### WHAT YOU HAVE TO DO
Write the data below out exactly as it stands. Do not include the pictures.

++++++++++++++++++++

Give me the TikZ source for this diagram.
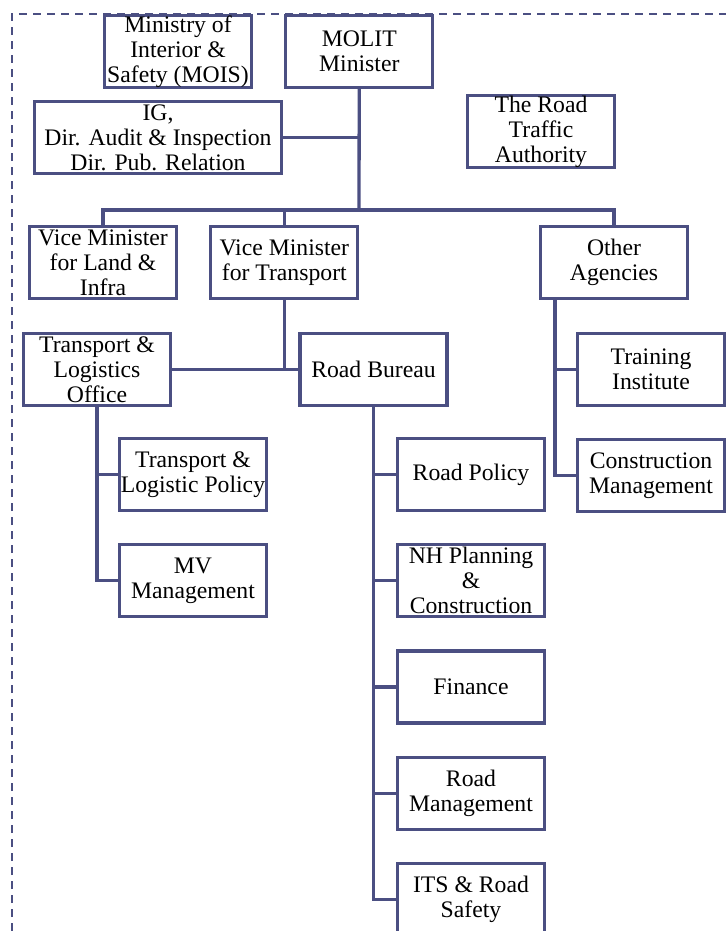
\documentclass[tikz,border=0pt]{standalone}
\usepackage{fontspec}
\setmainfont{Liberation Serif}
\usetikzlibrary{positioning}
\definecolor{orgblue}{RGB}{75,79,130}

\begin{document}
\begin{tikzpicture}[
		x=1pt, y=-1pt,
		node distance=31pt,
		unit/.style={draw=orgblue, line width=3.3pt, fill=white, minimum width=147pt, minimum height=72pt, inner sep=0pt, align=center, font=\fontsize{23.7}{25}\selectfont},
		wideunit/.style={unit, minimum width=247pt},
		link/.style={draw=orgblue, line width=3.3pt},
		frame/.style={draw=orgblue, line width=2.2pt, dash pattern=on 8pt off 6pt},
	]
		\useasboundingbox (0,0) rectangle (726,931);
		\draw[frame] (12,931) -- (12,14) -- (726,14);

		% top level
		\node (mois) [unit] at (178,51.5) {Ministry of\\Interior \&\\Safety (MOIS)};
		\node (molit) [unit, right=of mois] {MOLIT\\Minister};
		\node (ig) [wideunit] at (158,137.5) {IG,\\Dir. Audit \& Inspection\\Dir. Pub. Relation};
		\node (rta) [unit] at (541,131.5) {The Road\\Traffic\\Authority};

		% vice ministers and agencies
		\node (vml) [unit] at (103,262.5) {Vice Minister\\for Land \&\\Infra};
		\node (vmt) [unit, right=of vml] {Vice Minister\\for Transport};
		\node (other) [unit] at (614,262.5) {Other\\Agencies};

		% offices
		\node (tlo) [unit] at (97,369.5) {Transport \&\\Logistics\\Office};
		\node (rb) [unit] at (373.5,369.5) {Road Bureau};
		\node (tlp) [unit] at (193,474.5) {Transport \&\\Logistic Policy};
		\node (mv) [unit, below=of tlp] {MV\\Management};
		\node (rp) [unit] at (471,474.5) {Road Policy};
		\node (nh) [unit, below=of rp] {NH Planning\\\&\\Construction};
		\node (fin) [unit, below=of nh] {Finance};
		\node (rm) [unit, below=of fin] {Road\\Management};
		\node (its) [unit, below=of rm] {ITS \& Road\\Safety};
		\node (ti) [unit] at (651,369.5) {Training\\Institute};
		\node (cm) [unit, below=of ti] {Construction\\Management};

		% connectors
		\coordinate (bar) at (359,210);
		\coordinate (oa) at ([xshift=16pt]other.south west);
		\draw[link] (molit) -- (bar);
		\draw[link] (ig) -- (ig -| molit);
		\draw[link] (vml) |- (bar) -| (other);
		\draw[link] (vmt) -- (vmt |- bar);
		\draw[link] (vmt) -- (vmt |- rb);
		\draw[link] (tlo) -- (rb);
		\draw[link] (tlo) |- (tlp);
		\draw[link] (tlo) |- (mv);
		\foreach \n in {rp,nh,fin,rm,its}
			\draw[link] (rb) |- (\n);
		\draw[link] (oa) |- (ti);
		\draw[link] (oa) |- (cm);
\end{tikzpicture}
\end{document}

++++++++++++++++++++

### RIGHT ANSWER
Give me the TikZ source for this diagram.
\documentclass[tikz,border=0pt]{standalone}
\usepackage{fontspec}
\setmainfont{Liberation Serif}
\usetikzlibrary{positioning}
\definecolor{orgblue}{RGB}{75,79,130}

\begin{document}
\begin{tikzpicture}[
		x=1pt, y=-1pt,
		node distance=31pt,
		unit/.style={draw=orgblue, line width=3.3pt, fill=white, minimum width=147pt, minimum height=72pt, inner sep=0pt, align=center, font=\fontsize{23.7}{25}\selectfont},
		wideunit/.style={unit, minimum width=247pt},
		link/.style={draw=orgblue, line width=3.3pt},
		frame/.style={draw=orgblue, line width=2.2pt, dash pattern=on 8pt off 6pt},
	]
		\useasboundingbox (0,0) rectangle (726,931);
		\draw[frame] (12,931) -- (12,14) -- (726,14);

		% top level
		\node (mois) [unit] at (178,51.5) {Ministry of\\Interior \&\\Safety (MOIS)};
		\node (molit) [unit, right=of mois] {MOLIT\\Minister};
		\node (ig) [wideunit] at (158,137.5) {IG,\\Dir. Audit \& Inspection\\Dir. Pub. Relation};
		\node (rta) [unit] at (541,131.5) {The Road\\Traffic\\Authority};

		% vice ministers and agencies
		\node (vml) [unit] at (103,262.5) {Vice Minister\\for Land \&\\Infra};
		\node (vmt) [unit, right=of vml] {Vice Minister\\for Transport};
		\node (other) [unit] at (614,262.5) {Other\\Agencies};

		% offices
		\node (tlo) [unit] at (97,369.5) {Transport \&\\Logistics\\Office};
		\node (rb) [unit] at (373.5,369.5) {Road Bureau};
		\node (tlp) [unit] at (193,474.5) {Transport \&\\Logistic Policy};
		\node (mv) [unit, below=of tlp] {MV\\Management};
		\node (rp) [unit] at (471,474.5) {Road Policy};
		\node (nh) [unit, below=of rp] {NH Planning\\\&\\Construction};
		\node (fin) [unit, below=of nh] {Finance};
		\node (rm) [unit, below=of fin] {Road\\Management};
		\node (its) [unit, below=of rm] {ITS \& Road\\Safety};
		\node (ti) [unit] at (651,369.5) {Training\\Institute};
		\node (cm) [unit, below=of ti] {Construction\\Management};

		% connectors
		\coordinate (bar) at (359,210);
		\coordinate (oa) at ([xshift=16pt]other.south west);
		\draw[link] (molit) -- (bar);
		\draw[link] (ig) -- (ig -| molit);
		\draw[link] (vml) |- (bar) -| (other);
		\draw[link] (vmt) -- (vmt |- bar);
		\draw[link] (vmt) -- (vmt |- rb);
		\draw[link] (tlo) -- (rb);
		\draw[link] (tlo) |- (tlp);
		\draw[link] (tlo) |- (mv);
		\foreach \n in {rp,nh,fin,rm,its}
			\draw[link] (rb) |- (\n);
		\draw[link] (oa) |- (ti);
		\draw[link] (oa) |- (cm);
\end{tikzpicture}
\end{document}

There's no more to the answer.